### WHAT IS ASKED
Output every line below exactly.

### DATASET EXCERPT
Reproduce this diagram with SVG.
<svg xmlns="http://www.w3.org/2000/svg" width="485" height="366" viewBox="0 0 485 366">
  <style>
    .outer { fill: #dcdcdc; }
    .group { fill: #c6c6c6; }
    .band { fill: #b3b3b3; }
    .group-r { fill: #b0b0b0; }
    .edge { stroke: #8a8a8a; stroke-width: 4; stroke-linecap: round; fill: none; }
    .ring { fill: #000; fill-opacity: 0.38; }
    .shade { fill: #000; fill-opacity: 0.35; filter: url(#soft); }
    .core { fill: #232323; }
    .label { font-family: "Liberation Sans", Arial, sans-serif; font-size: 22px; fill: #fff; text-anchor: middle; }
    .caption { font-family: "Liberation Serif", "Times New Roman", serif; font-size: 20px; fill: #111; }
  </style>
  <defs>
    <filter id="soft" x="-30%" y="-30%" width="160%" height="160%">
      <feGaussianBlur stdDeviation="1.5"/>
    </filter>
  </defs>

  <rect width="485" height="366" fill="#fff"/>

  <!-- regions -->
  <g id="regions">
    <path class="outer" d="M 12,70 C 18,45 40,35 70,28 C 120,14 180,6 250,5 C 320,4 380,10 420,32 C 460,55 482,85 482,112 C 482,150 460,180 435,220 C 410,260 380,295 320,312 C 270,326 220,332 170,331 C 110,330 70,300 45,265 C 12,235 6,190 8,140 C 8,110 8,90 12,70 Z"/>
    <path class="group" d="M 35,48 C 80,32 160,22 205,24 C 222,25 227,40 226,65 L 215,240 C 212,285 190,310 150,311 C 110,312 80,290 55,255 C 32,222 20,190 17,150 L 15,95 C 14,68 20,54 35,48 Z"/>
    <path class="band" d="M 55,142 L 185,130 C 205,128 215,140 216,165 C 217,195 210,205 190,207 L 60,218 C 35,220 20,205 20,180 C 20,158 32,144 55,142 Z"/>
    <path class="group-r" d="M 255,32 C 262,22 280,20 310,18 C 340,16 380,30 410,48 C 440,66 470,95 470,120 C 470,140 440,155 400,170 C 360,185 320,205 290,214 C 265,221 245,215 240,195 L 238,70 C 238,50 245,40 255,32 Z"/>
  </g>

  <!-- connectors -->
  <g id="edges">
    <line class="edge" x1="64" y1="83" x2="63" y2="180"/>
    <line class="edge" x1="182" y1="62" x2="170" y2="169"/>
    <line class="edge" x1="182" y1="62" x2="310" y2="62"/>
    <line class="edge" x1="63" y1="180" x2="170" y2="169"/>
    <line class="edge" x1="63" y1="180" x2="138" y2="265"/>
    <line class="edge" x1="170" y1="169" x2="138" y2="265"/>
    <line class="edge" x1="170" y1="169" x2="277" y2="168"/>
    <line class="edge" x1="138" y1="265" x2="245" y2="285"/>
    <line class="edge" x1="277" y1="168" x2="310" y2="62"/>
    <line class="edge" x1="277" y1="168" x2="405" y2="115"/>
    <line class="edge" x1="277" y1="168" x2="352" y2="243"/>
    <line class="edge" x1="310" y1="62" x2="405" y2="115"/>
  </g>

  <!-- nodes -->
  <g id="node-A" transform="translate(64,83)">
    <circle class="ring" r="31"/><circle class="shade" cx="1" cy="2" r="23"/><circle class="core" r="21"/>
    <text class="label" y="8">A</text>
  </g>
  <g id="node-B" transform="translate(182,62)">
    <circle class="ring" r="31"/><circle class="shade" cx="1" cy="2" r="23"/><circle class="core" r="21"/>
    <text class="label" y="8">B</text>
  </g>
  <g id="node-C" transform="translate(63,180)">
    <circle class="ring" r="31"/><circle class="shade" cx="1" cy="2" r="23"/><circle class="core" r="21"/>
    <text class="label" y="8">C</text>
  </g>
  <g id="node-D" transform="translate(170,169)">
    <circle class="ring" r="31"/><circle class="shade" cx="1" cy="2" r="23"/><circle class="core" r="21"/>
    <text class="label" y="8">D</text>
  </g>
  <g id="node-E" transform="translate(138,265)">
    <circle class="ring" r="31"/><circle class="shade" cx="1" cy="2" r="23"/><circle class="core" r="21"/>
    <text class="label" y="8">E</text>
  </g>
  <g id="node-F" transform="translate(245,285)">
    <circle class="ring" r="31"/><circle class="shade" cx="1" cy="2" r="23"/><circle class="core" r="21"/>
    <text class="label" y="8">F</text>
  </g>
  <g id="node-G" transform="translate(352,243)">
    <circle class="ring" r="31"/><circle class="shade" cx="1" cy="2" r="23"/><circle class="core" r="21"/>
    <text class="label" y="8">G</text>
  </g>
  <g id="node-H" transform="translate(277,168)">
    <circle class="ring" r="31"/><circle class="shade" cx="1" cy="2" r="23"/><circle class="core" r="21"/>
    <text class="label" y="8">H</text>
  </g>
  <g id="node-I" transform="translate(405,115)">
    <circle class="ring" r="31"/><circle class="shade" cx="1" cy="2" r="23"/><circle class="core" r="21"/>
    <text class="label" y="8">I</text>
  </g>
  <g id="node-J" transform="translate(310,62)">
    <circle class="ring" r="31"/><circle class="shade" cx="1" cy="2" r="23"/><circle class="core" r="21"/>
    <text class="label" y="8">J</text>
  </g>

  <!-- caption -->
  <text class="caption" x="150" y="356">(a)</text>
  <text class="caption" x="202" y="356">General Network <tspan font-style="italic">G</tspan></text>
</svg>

### RESPONSE TO THE TASK
Reproduce this diagram with SVG.
<svg xmlns="http://www.w3.org/2000/svg" width="485" height="366" viewBox="0 0 485 366">
  <style>
    .outer { fill: #dcdcdc; }
    .group { fill: #c6c6c6; }
    .band { fill: #b3b3b3; }
    .group-r { fill: #b0b0b0; }
    .edge { stroke: #8a8a8a; stroke-width: 4; stroke-linecap: round; fill: none; }
    .ring { fill: #000; fill-opacity: 0.38; }
    .shade { fill: #000; fill-opacity: 0.35; filter: url(#soft); }
    .core { fill: #232323; }
    .label { font-family: "Liberation Sans", Arial, sans-serif; font-size: 22px; fill: #fff; text-anchor: middle; }
    .caption { font-family: "Liberation Serif", "Times New Roman", serif; font-size: 20px; fill: #111; }
  </style>
  <defs>
    <filter id="soft" x="-30%" y="-30%" width="160%" height="160%">
      <feGaussianBlur stdDeviation="1.5"/>
    </filter>
  </defs>

  <rect width="485" height="366" fill="#fff"/>

  <!-- regions -->
  <g id="regions">
    <path class="outer" d="M 12,70 C 18,45 40,35 70,28 C 120,14 180,6 250,5 C 320,4 380,10 420,32 C 460,55 482,85 482,112 C 482,150 460,180 435,220 C 410,260 380,295 320,312 C 270,326 220,332 170,331 C 110,330 70,300 45,265 C 12,235 6,190 8,140 C 8,110 8,90 12,70 Z"/>
    <path class="group" d="M 35,48 C 80,32 160,22 205,24 C 222,25 227,40 226,65 L 215,240 C 212,285 190,310 150,311 C 110,312 80,290 55,255 C 32,222 20,190 17,150 L 15,95 C 14,68 20,54 35,48 Z"/>
    <path class="band" d="M 55,142 L 185,130 C 205,128 215,140 216,165 C 217,195 210,205 190,207 L 60,218 C 35,220 20,205 20,180 C 20,158 32,144 55,142 Z"/>
    <path class="group-r" d="M 255,32 C 262,22 280,20 310,18 C 340,16 380,30 410,48 C 440,66 470,95 470,120 C 470,140 440,155 400,170 C 360,185 320,205 290,214 C 265,221 245,215 240,195 L 238,70 C 238,50 245,40 255,32 Z"/>
  </g>

  <!-- connectors -->
  <g id="edges">
    <line class="edge" x1="64" y1="83" x2="63" y2="180"/>
    <line class="edge" x1="182" y1="62" x2="170" y2="169"/>
    <line class="edge" x1="182" y1="62" x2="310" y2="62"/>
    <line class="edge" x1="63" y1="180" x2="170" y2="169"/>
    <line class="edge" x1="63" y1="180" x2="138" y2="265"/>
    <line class="edge" x1="170" y1="169" x2="138" y2="265"/>
    <line class="edge" x1="170" y1="169" x2="277" y2="168"/>
    <line class="edge" x1="138" y1="265" x2="245" y2="285"/>
    <line class="edge" x1="277" y1="168" x2="310" y2="62"/>
    <line class="edge" x1="277" y1="168" x2="405" y2="115"/>
    <line class="edge" x1="277" y1="168" x2="352" y2="243"/>
    <line class="edge" x1="310" y1="62" x2="405" y2="115"/>
  </g>

  <!-- nodes -->
  <g id="node-A" transform="translate(64,83)">
    <circle class="ring" r="31"/><circle class="shade" cx="1" cy="2" r="23"/><circle class="core" r="21"/>
    <text class="label" y="8">A</text>
  </g>
  <g id="node-B" transform="translate(182,62)">
    <circle class="ring" r="31"/><circle class="shade" cx="1" cy="2" r="23"/><circle class="core" r="21"/>
    <text class="label" y="8">B</text>
  </g>
  <g id="node-C" transform="translate(63,180)">
    <circle class="ring" r="31"/><circle class="shade" cx="1" cy="2" r="23"/><circle class="core" r="21"/>
    <text class="label" y="8">C</text>
  </g>
  <g id="node-D" transform="translate(170,169)">
    <circle class="ring" r="31"/><circle class="shade" cx="1" cy="2" r="23"/><circle class="core" r="21"/>
    <text class="label" y="8">D</text>
  </g>
  <g id="node-E" transform="translate(138,265)">
    <circle class="ring" r="31"/><circle class="shade" cx="1" cy="2" r="23"/><circle class="core" r="21"/>
    <text class="label" y="8">E</text>
  </g>
  <g id="node-F" transform="translate(245,285)">
    <circle class="ring" r="31"/><circle class="shade" cx="1" cy="2" r="23"/><circle class="core" r="21"/>
    <text class="label" y="8">F</text>
  </g>
  <g id="node-G" transform="translate(352,243)">
    <circle class="ring" r="31"/><circle class="shade" cx="1" cy="2" r="23"/><circle class="core" r="21"/>
    <text class="label" y="8">G</text>
  </g>
  <g id="node-H" transform="translate(277,168)">
    <circle class="ring" r="31"/><circle class="shade" cx="1" cy="2" r="23"/><circle class="core" r="21"/>
    <text class="label" y="8">H</text>
  </g>
  <g id="node-I" transform="translate(405,115)">
    <circle class="ring" r="31"/><circle class="shade" cx="1" cy="2" r="23"/><circle class="core" r="21"/>
    <text class="label" y="8">I</text>
  </g>
  <g id="node-J" transform="translate(310,62)">
    <circle class="ring" r="31"/><circle class="shade" cx="1" cy="2" r="23"/><circle class="core" r="21"/>
    <text class="label" y="8">J</text>
  </g>

  <!-- caption -->
  <text class="caption" x="150" y="356">(a)</text>
  <text class="caption" x="202" y="356">General Network <tspan font-style="italic">G</tspan></text>
</svg>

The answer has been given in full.